Front-end technology is a complex, rapidly changing area of specialization. Anyone who works as (or with) a "front-ender", knows that any single topic can be an action-paralyzing process of option evaluation and comparison, ad infinitum. Many teams mitigate the issue by their singular focus on a project. They have one one product, with a defined goal. Whatever process they ascribe to in reaching that goal, the whole team has a dedicated focus.
What happens, though, when a team handles multiple projects, in parallel, on varying technologies? Reliable and accessible front-end technology becomes the best or worst part of the team process.
The Role of the Front-End
The space inhabited by front-end development can be strange and different, depending on the project. In some cases, it may be handled early on, as part of the design for known content. Other times, it may be applied as the final process to aesthetically improve a data-driven application or service. Ideally, a front-end developer has a finger on the pulse of a project from start to end.
Front-end work exists in a middle ground that is impacted by nearly every process in a project. Design decisions can foster or restrict the technology or end-usability before a line of code is ever written. Back-end decisions of handling data, organizing resources, and outputting content can optimize a project, or inadvertently create a pile of development spaghetti.
Theory Meets Reality
My team doesn't fit into the traditional, software life-cycle role. We're a small group of developers tasked with both creation and maintenance of projects across a wide spectrum of web technologies and services. A given week includes multiple content management systems, several separate groups of project stakeholders, and the creation of additional in-house applications from scratch.
Under these conditions, front-end technology quickly becomes either my teammates' nightmare, or the icing on the cake. I've been putting a lot of my focus into creating a front-end methodology that creates more of the latter than the former, and frees my teammates up to focus on their own strengths and goals. There are a few specific goals I have in mind:
Make as much code simple, succinct, and reusable as possible.
Implement and communicate the biggest gains and conveniences to my teammates.
Establish a living and growing front-end standard that will continue to be relevant.
Sort efficiently through technology offerings and deflect unnecessary complication.
Guidance in Practice
Based on those initial goals, we began shaping some concrete deliverables that the team could use immediately. The first was a stripped-down and customized CSS grid system. Mobile-responsive development is a huge goal for a lot of our projects, both current and future. Enabling developers across the team to easily build responsively with just a few class names was a big win.
Suddenly, unwieldy pages of content and data became easier to use, even in unfinished states. Detailed user interfaces can still be handled by dedicated front-end developers, but the pre-packaged CSS massively increases convenience and efficiency on projects across the board.
This custom CSS template was also the first testing ground for internal front-end coding standards. While this had less direct impact across every individual developer, our front-end team members are quickly adapting to a more universal and interchangeable method of code. Ideas like BEM and SMACSS, applied to our existing methods and preferences, have shaped our process greatly.

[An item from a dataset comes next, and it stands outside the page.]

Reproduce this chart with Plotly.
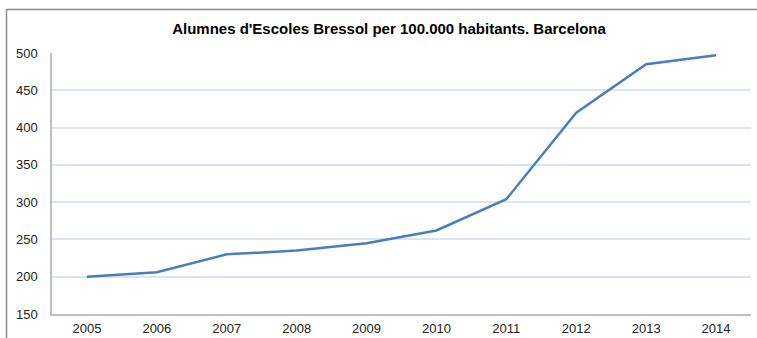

An initially unexpected benefit to our endeavor has also been interfacing with outside development teams. Being able to formulate simple and documented development methods and deliverable standards has made working with external contractors easy and productive. Code hand-offs seem less like a mystery grab-bag, and more like a professional and organized process.
Always Be Growing
These goals and deliverables formed the initial outline of our work. Even as they see early implementation and use in production, we're actively growing and refining through experience in practice. As we look forward to a steady stream of projects, we can streamline unnecessary code and add contingencies for unexpected needs.
Having living, relevant development resources gives us an advantage on every new project. We don't drag dead weight or black-box "mystery" dependencies into our code, and can meet our goals with precision and confidence. Front-end technology becomes a reliable tool that everyone can access, and the team benefits from that capability together.